▸ AIM OF THE TASK
Copy out the data below as written; omit any images.

▸ DATASET EXTRACT
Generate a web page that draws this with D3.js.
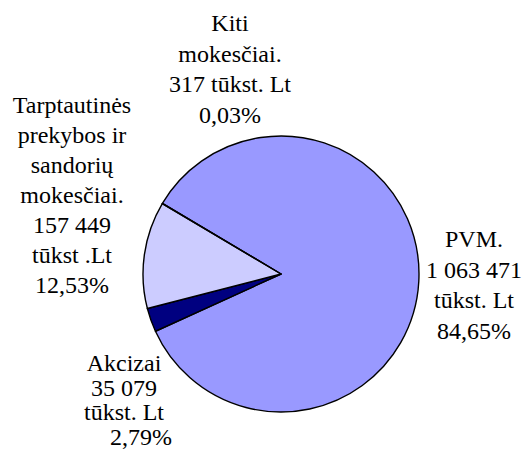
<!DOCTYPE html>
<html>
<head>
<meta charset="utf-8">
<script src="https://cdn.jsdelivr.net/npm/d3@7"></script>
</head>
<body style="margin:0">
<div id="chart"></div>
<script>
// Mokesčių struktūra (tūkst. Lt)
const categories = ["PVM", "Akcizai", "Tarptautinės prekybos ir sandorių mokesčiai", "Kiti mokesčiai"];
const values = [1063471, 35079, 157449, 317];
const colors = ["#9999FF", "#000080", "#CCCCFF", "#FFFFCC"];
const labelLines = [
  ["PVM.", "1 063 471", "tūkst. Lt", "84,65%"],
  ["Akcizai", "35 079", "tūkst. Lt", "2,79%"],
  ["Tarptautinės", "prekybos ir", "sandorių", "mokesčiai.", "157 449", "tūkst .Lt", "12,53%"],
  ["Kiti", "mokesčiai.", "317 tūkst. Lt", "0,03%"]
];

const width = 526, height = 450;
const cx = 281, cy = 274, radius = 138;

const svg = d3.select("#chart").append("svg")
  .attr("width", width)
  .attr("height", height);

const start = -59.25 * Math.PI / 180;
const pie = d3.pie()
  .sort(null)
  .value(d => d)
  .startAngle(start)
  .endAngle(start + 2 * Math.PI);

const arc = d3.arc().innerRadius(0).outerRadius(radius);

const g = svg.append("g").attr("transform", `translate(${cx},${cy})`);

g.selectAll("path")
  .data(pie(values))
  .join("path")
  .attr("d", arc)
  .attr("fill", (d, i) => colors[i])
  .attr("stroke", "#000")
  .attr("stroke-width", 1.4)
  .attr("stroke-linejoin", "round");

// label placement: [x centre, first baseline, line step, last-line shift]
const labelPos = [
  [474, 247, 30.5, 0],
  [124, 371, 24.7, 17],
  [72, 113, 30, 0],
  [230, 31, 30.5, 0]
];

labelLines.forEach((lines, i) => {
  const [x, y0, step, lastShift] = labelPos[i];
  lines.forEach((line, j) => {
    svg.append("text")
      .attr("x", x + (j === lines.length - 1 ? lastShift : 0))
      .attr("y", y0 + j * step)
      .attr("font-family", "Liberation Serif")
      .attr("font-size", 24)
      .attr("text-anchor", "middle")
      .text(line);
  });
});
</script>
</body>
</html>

▸ THE REPLY
Generate a web page that draws this with D3.js.
<!DOCTYPE html>
<html>
<head>
<meta charset="utf-8">
<script src="https://cdn.jsdelivr.net/npm/d3@7"></script>
</head>
<body style="margin:0">
<div id="chart"></div>
<script>
// Mokesčių struktūra (tūkst. Lt)
const categories = ["PVM", "Akcizai", "Tarptautinės prekybos ir sandorių mokesčiai", "Kiti mokesčiai"];
const values = [1063471, 35079, 157449, 317];
const colors = ["#9999FF", "#000080", "#CCCCFF", "#FFFFCC"];
const labelLines = [
  ["PVM.", "1 063 471", "tūkst. Lt", "84,65%"],
  ["Akcizai", "35 079", "tūkst. Lt", "2,79%"],
  ["Tarptautinės", "prekybos ir", "sandorių", "mokesčiai.", "157 449", "tūkst .Lt", "12,53%"],
  ["Kiti", "mokesčiai.", "317 tūkst. Lt", "0,03%"]
];

const width = 526, height = 450;
const cx = 281, cy = 274, radius = 138;

const svg = d3.select("#chart").append("svg")
  .attr("width", width)
  .attr("height", height);

const start = -59.25 * Math.PI / 180;
const pie = d3.pie()
  .sort(null)
  .value(d => d)
  .startAngle(start)
  .endAngle(start + 2 * Math.PI);

const arc = d3.arc().innerRadius(0).outerRadius(radius);

const g = svg.append("g").attr("transform", `translate(${cx},${cy})`);

g.selectAll("path")
  .data(pie(values))
  .join("path")
  .attr("d", arc)
  .attr("fill", (d, i) => colors[i])
  .attr("stroke", "#000")
  .attr("stroke-width", 1.4)
  .attr("stroke-linejoin", "round");

// label placement: [x centre, first baseline, line step, last-line shift]
const labelPos = [
  [474, 247, 30.5, 0],
  [124, 371, 24.7, 17],
  [72, 113, 30, 0],
  [230, 31, 30.5, 0]
];

labelLines.forEach((lines, i) => {
  const [x, y0, step, lastShift] = labelPos[i];
  lines.forEach((line, j) => {
    svg.append("text")
      .attr("x", x + (j === lines.length - 1 ? lastShift : 0))
      .attr("y", y0 + j * step)
      .attr("font-family", "Liberation Serif")
      .attr("font-size", 24)
      .attr("text-anchor", "middle")
      .text(line);
  });
});
</script>
</body>
</html>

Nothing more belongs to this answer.